There are a lot of different viewpoints out there on how loot boxes should be regulated. One of the least controversial, it seems, is the notion that companies should have to disclose the odds of obtaining items in their paid loot boxes. While such a regulation does not exist in Korea, that doesn’t meant companies can’t run afoul of the law for being a little sketchy about how they advertise their loot boxes.
Case in point: Nexon’s recent “Celebrity Count” promotion for Sudden Attack. The game challenged players to obtain 16 items from loot boxes that, when put together, would confer significant benefits. The problem was that, while Nexon said the 16 items were obtainable via random chance — technically true — their rarity varied, a point that was not made obvious in marketing. In fact, some had about a 0.5% chance of dropping from a loot box.
That raised the ire of the Korean Fair Trade Commission, which hit Nexon, Netmarble Games, and NextFloor with a series of fines totaling over 1 billion Korean won — about $935,000 — and a promise not to employ such tactics in the future. The fine was the largest ever handed out under Korea’s Electronic Commerce Act.
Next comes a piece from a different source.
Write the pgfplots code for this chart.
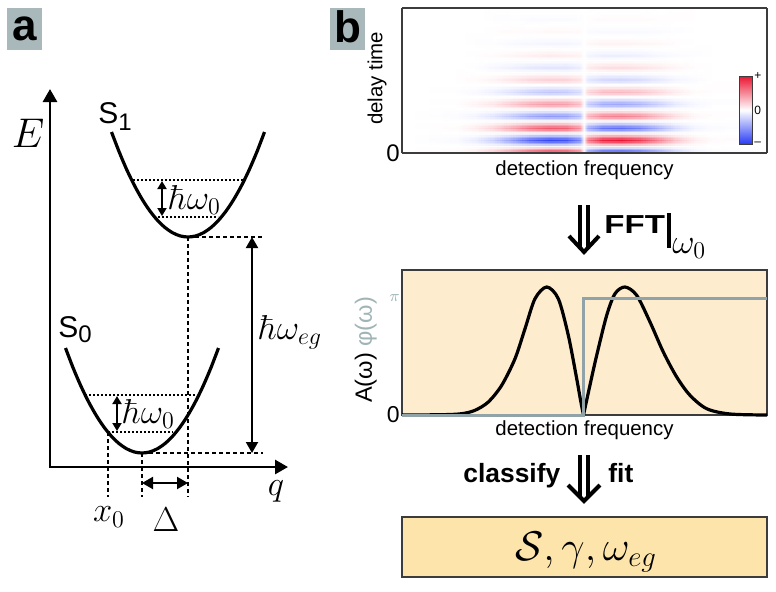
\documentclass[border=0pt]{standalone}
\usepackage[no-math]{fontspec}
\setmainfont{Liberation Sans}
\usepackage{pgfplots}
\pgfplotsset{compat=1.18}
\usepgfplotslibrary{patchplots}
\usetikzlibrary{arrows.meta,calc}
\definecolor{labgray}{RGB}{169,185,187}
\definecolor{phase}{RGB}{143,163,168}
\definecolor{phasetext}{RGB}{160,180,182}
\definecolor{abg}{RGB}{253,236,206}
\definecolor{boxbg}{RGB}{252,228,170}
\definecolor{frame}{RGB}{60,60,60}
\begin{document}
\begin{tikzpicture}
\useasboundingbox (0,0) rectangle (388pt,295.5pt);
% ---------- overlay axis in pixel units (panel a, arrows, boxes) ----------
\begin{axis}[at={(0pt,0pt)}, anchor=south west, scale only axis,
  width=388pt, height=295.5pt, xmin=0, xmax=776, ymin=0, ymax=591,
  y dir=reverse, hide axis, clip=false]
% panel labels
\fill[labgray] (7,8) rectangle (42,50);
\node[font=\fontsize{22}{22}\selectfont\bfseries] at (24.5,29) {a};
\fill[labgray] (330,8) rectangle (365,50);
\node[font=\fontsize{22}{22}\selectfont\bfseries] at (348,27) {b};
% E / q axes
\draw[line width=1.4pt, line join=miter, {Triangle[width=7pt,length=6.5pt]}-{Triangle[width=7pt,length=6.5pt]}] (50,89) -- (50,467) -- (288,467);
\node[font=\fontsize{20}{20}\selectfont] at (28,133) {$E$};
\node[font=\fontsize{17.5}{17.5}\selectfont] at (276,491) {$q$};
% S1 parabola
\addplot[line width=1.6pt, smooth] coordinates {
(111.5,132) (119.2,151.95) (126.8,169.8) (134.5,185.55) (142.1,199.2) (149.75,210.75)
(157.4,220.2) (165.05,227.55) (172.7,232.8) (180.35,235.95) (188,237)
(195.65,235.95) (203.3,232.8) (210.95,227.55) (218.6,220.2) (226.25,210.75)
(233.9,199.2) (241.55,185.55) (249.2,169.8) (256.85,151.95) (264.5,132)};
% S0 parabola
\addplot[line width=1.6pt, smooth] coordinates {
(65.5,348) (73.15,367.95) (80.8,385.8) (88.45,401.55) (96.1,415.2) (103.75,426.75)
(111.4,436.2) (119.05,443.55) (126.7,448.8) (134.35,451.95) (142,453)
(149.65,451.95) (157.3,448.8) (164.95,443.55) (172.6,436.2) (180.25,426.75)
(187.9,415.2) (195.55,401.55) (203.2,385.8) (210.85,367.95) (218.5,348)};
\node[anchor=base west, inner sep=0, font=\fontsize{15}{15}\selectfont] at (98,123) {S\raisebox{-3.5pt}{\fontsize{12}{12}\selectfont 1}};
\node[anchor=base west, inner sep=0, font=\fontsize{15}{15}\selectfont] at (58,337) {S\raisebox{-2.5pt}{\fontsize{12}{12}\selectfont 0}};
% level lines
\draw[line width=0.6pt, dash pattern=on 1.2pt off 0.8pt] (133,180) -- (243,180);
\draw[line width=0.6pt, dash pattern=on 1.2pt off 0.8pt] (158,217) -- (218,217);
\draw[line width=0.6pt, dash pattern=on 1.2pt off 0.8pt] (85,395) -- (197,395);
\draw[line width=0.6pt, dash pattern=on 1.2pt off 0.8pt] (108,432) -- (173,432);
% connectors
\draw[line width=0.7pt, dash pattern=on 2pt off 1.5pt] (188,237) -- (265,237);
\draw[line width=0.7pt, dash pattern=on 2pt off 1.5pt] (188,237) -- (188,497);
\draw[line width=0.7pt, dash pattern=on 2pt off 1.5pt] (142,453) -- (263,453);
\draw[line width=0.7pt, dash pattern=on 2pt off 1.5pt] (142,453) -- (142,497);
\draw[line width=0.7pt, dash pattern=on 2pt off 1.5pt] (108,432) -- (108,497);
% arrows
\draw[line width=0.9pt, {Triangle[width=4.5pt,length=4pt]}-{Triangle[width=4.5pt,length=4pt]}] (162,181) -- (162,216);
\draw[line width=0.9pt, {Triangle[width=4.5pt,length=4pt]}-{Triangle[width=4.5pt,length=4pt]}] (117,396) -- (117,431);
\draw[line width=1pt, {Triangle[width=6pt,length=5.5pt]}-{Triangle[width=6pt,length=5.5pt]}] (252,237) -- (252,453);
\draw[line width=1pt, {Triangle[width=6pt,length=5.5pt]}-{Triangle[width=6pt,length=5.5pt]}] (142,483) -- (188,483);
\node[anchor=west, inner sep=0, font=\fontsize{17.5}{17.5}\selectfont] at (168.5,200) {$\hbar\omega_0$};
\node[anchor=west, inner sep=0, font=\fontsize{17.5}{17.5}\selectfont] at (122.5,414) {$\hbar\omega_0$};
\node[anchor=west, inner sep=0, font=\fontsize{17.5}{17.5}\selectfont] at (258.5,332) {$\hbar\omega_{eg}$};
\node[font=\fontsize{17.5}{17.5}\selectfont] at (109,517) {$x_0$};
\node[font=\fontsize{17.5}{17.5}\selectfont] at (166,520) {$\Delta$};
% FFT arrow
\draw[line width=2pt] (580,205) -- (580,248);
\draw[line width=2pt] (588,205) -- (588,248);
\draw[line width=2pt, line join=miter] (569,236) -- (584,252) -- (599,236);
\node[anchor=base west, inner sep=0, font=\fontsize{13}{13}\selectfont\bfseries] at (604,233) {\scalebox{1.27}[1]{FFT}};
\draw[line width=2pt] (668.5,213) -- (668.5,248);
\node[anchor=base west, inner sep=0, font=\fontsize{18.5}{18.5}\selectfont] at (672,253) {$\omega_0$};
% classify / fit arrow
\draw[line width=2pt] (580,455) -- (580,498);
\draw[line width=2pt] (588,455) -- (588,498);
\draw[line width=2pt, line join=miter] (568,485) -- (584,501) -- (600,485);
\node[anchor=base west, inner sep=0, font=\fontsize{13.2}{13.2}\selectfont\bfseries] at (463,482) {classify};
\node[anchor=base west, inner sep=0, font=\fontsize{13.2}{13.2}\selectfont\bfseries] at (608,482) {fit};
% result box
\draw[draw=frame, line width=0.6pt, fill=boxbg] (402,517) rectangle (767,577);
\node[anchor=base, font=\fontsize{20}{20}\selectfont] at (586,560) {$\mathcal{S}, \gamma, \omega_{eg}$};
\end{axis}
% ---------- heatmap ----------
\begin{axis}[at={(201pt,219pt)}, anchor=south west, scale only axis,
  width=182.5pt, height=72.5pt, view={0}{90},
  xmin=0, xmax=100, ymin=0, ymax=12,
  xtick=\empty, ytick={0}, yticklabels={0},
  yticklabel style={font=\fontsize{12}{12}\selectfont, inner sep=1pt},
  major tick length=0pt,
  axis line style={draw=frame, line width=0.6pt}, axis on top,
  colormap={bwr}{rgb255=(40,60,245) rgb255=(255,255,255) rgb255=(235,20,50)},
  point meta min=-100, point meta max=100,
  colorbar,
  colorbar style={at={($(parent axis.south west)+(160pt,4.5pt)$)}, anchor=south west,
    scale only axis, width=6.5pt, height=34pt,
    ytick={-100,0,100}, yticklabels={–,0,+},
    yticklabel style={font=\fontsize{6}{6}\selectfont, inner sep=1pt},
    major tick length=0pt, axis line style={draw=frame, line width=0.4pt}},
  xlabel={detection frequency}, ylabel={delay time},
  label style={font=\fontsize{10.2}{12}\selectfont},
  ylabel style={at={(axis description cs:-0.068,0.514)}, anchor=center},
  xlabel style={at={(axis description cs:0.5,-0.117)}, anchor=center}]
\addplot3[surf, shader=interp, patch type=bilinear] coordinates {
(0,0,0) (15,0,3) (20,0,9) (25,0,23) (30,0,45) (35,0,72) (40,0,86) (45,0,81) (49,0,54) (50,0,0) (51,0,-54) (55,0,-86) (60,0,-90) (65,0,-77) (70,0,-50) (75,0,-23) (80,0,-7) (85,0,-2) (100,0,0)

(0,1,0) (15,1,-3) (20,1,-10) (25,1,-25) (30,1,-50) (35,1,-80) (40,1,-95) (45,1,-90) (49,1,-60) (50,1,0) (51,1,60) (55,1,95) (60,1,100) (65,1,85) (70,1,55) (75,1,25) (80,1,8) (85,1,2) (100,1,0)

(0,2,0) (15,2,2) (20,2,8) (25,2,19) (30,2,38) (35,2,60) (40,2,71) (45,2,68) (49,2,45) (50,2,0) (51,2,-45) (55,2,-71) (60,2,-75) (65,2,-64) (70,2,-41) (75,2,-19) (80,2,-6) (85,2,-2) (100,2,0)

(0,3,0) (15,3,-2) (20,3,-6) (25,3,-14) (30,3,-28) (35,3,-44) (40,3,-52) (45,3,-50) (49,3,-33) (50,3,0) (51,3,33) (55,3,52) (60,3,55) (65,3,47) (70,3,30) (75,3,14) (80,3,4) (85,3,1) (100,3,0)

(0,4,0) (15,4,1) (20,4,5) (25,4,11) (30,4,23) (35,4,36) (40,4,43) (45,4,41) (49,4,27) (50,4,0) (51,4,-27) (55,4,-43) (60,4,-45) (65,4,-38) (70,4,-25) (75,4,-11) (80,4,-4) (85,4,-1) (100,4,0)

(0,5,0) (15,5,-1) (20,5,-3) (25,5,-8) (30,5,-15) (35,5,-24) (40,5,-29) (45,5,-27) (49,5,-18) (50,5,0) (51,5,18) (55,5,29) (60,5,30) (65,5,26) (70,5,17) (75,5,8) (80,5,2) (85,5,1) (100,5,0)

(0,6,0) (15,6,1) (20,6,2) (25,6,5) (30,6,10) (35,6,16) (40,6,19) (45,6,18) (49,6,12) (50,6,0) (51,6,-12) (55,6,-19) (60,6,-20) (65,6,-17) (70,6,-11) (75,6,-5) (80,6,-2) (85,6,0) (100,6,0)

(0,7,0) (15,7,0) (20,7,-1) (25,7,-4) (30,7,-7) (35,7,-11) (40,7,-13) (45,7,-13) (49,7,-8) (50,7,0) (51,7,8) (55,7,13) (60,7,14) (65,7,12) (70,7,8) (75,7,4) (80,7,1) (85,7,0) (100,7,0)

(0,8,0) (15,8,0) (20,8,1) (25,8,2) (30,8,4) (35,8,6) (40,8,8) (45,8,7) (49,8,5) (50,8,0) (51,8,-5) (55,8,-8) (60,8,-8) (65,8,-7) (70,8,-4) (75,8,-2) (80,8,-1) (85,8,0) (100,8,0)

(0,9,0) (15,9,0) (20,9,-1) (25,9,-1) (30,9,-3) (35,9,-4) (40,9,-5) (45,9,-5) (49,9,-3) (50,9,0) (51,9,3) (55,9,5) (60,9,5) (65,9,4) (70,9,3) (75,9,1) (80,9,0) (85,9,0) (100,9,0)

(0,10,0) (15,10,0) (20,10,0) (25,10,1) (30,10,2) (35,10,2) (40,10,3) (45,10,3) (49,10,2) (50,10,0) (51,10,-2) (55,10,-3) (60,10,-3) (65,10,-3) (70,10,-2) (75,10,-1) (80,10,0) (85,10,0) (100,10,0)

(0,11,0) (15,11,0) (20,11,0) (25,11,-1) (30,11,-1) (35,11,-2) (40,11,-2) (45,11,-2) (49,11,-1) (50,11,0) (51,11,1) (55,11,2) (60,11,2) (65,11,2) (70,11,1) (75,11,1) (80,11,0) (85,11,0) (100,11,0)

(0,12,0) (15,12,0) (20,12,0) (25,12,0) (30,12,1) (35,12,1) (40,12,1) (45,12,1) (49,12,1) (50,12,0) (51,12,-1) (55,12,-1) (60,12,-1) (65,12,-1) (70,12,-1) (75,12,0) (80,12,0) (85,12,0) (100,12,0)
};
\end{axis}
% ---------- amplitude / phase ----------
\begin{axis}[at={(201pt,88pt)}, anchor=south west, scale only axis,
  width=182.5pt, height=72.5pt,
  xmin=0, xmax=365, ymin=0, ymax=145, clip=false,
  xtick=\empty, ytick={0,117}, yticklabels={0,{\textcolor{phasetext}{\fontsize{8}{8}\selectfont$\pi$}}},
  yticklabel style={font=\fontsize{11.5}{11.5}\selectfont, inner sep=1pt},
  major tick length=0pt,
  axis background/.style={fill=abg},
  axis line style={draw=frame, line width=0.6pt},
  xlabel={detection frequency},
  ylabel={A(ω) \textcolor{phasetext}{φ(ω)}},
  label style={font=\fontsize{10.2}{12}\selectfont},
  ylabel style={at={(axis description cs:-0.099,0.448)}, anchor=center, font=\fontsize{11.8}{12}\selectfont},
  xlabel style={at={(axis description cs:0.5,-0.103)}, anchor=center}]
\addplot[line width=1.6pt, black, smooth] coordinates {
(0,0) (40,0.3) (59.7,1.3) (73,4.7) (86.3,13) (99.7,29.7) (113,56.3) (123,86.3)
(133,116.3) (144.7,128) (156.3,116.3) (166.3,79.7) (174.7,36.3) (178.5,15) (181.5,0)};
\addplot[line width=1.6pt, black, smooth] coordinates {
(181.5,0) (188,30) (194.7,59.7) (204.7,99.7) (213,121.3) (223,128) (234.7,119.7)
(248,93) (261.3,63) (274.7,38) (288,19.7) (304.7,6.3) (328,1) (365,0)};
\addplot[line width=1.5pt, phase, line join=miter] coordinates {
(0,0) (181.5,0) (181.5,117) (365,117)};
\end{axis}
\end{tikzpicture}
\end{document}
The loot boxes cost 900 KRW ($0.84) apiece, and the FTC pointed to an instance of one user spending 460,000 KRW ($430) to obtain all the game pieces. That works out to over 500 loot boxes purchased.
While I found this news on several sites, I mostly based this article on the write-up on Casino News Daily. Yes, that’s right, a casino site is reporting on gaming loot boxes. Take that for what you will.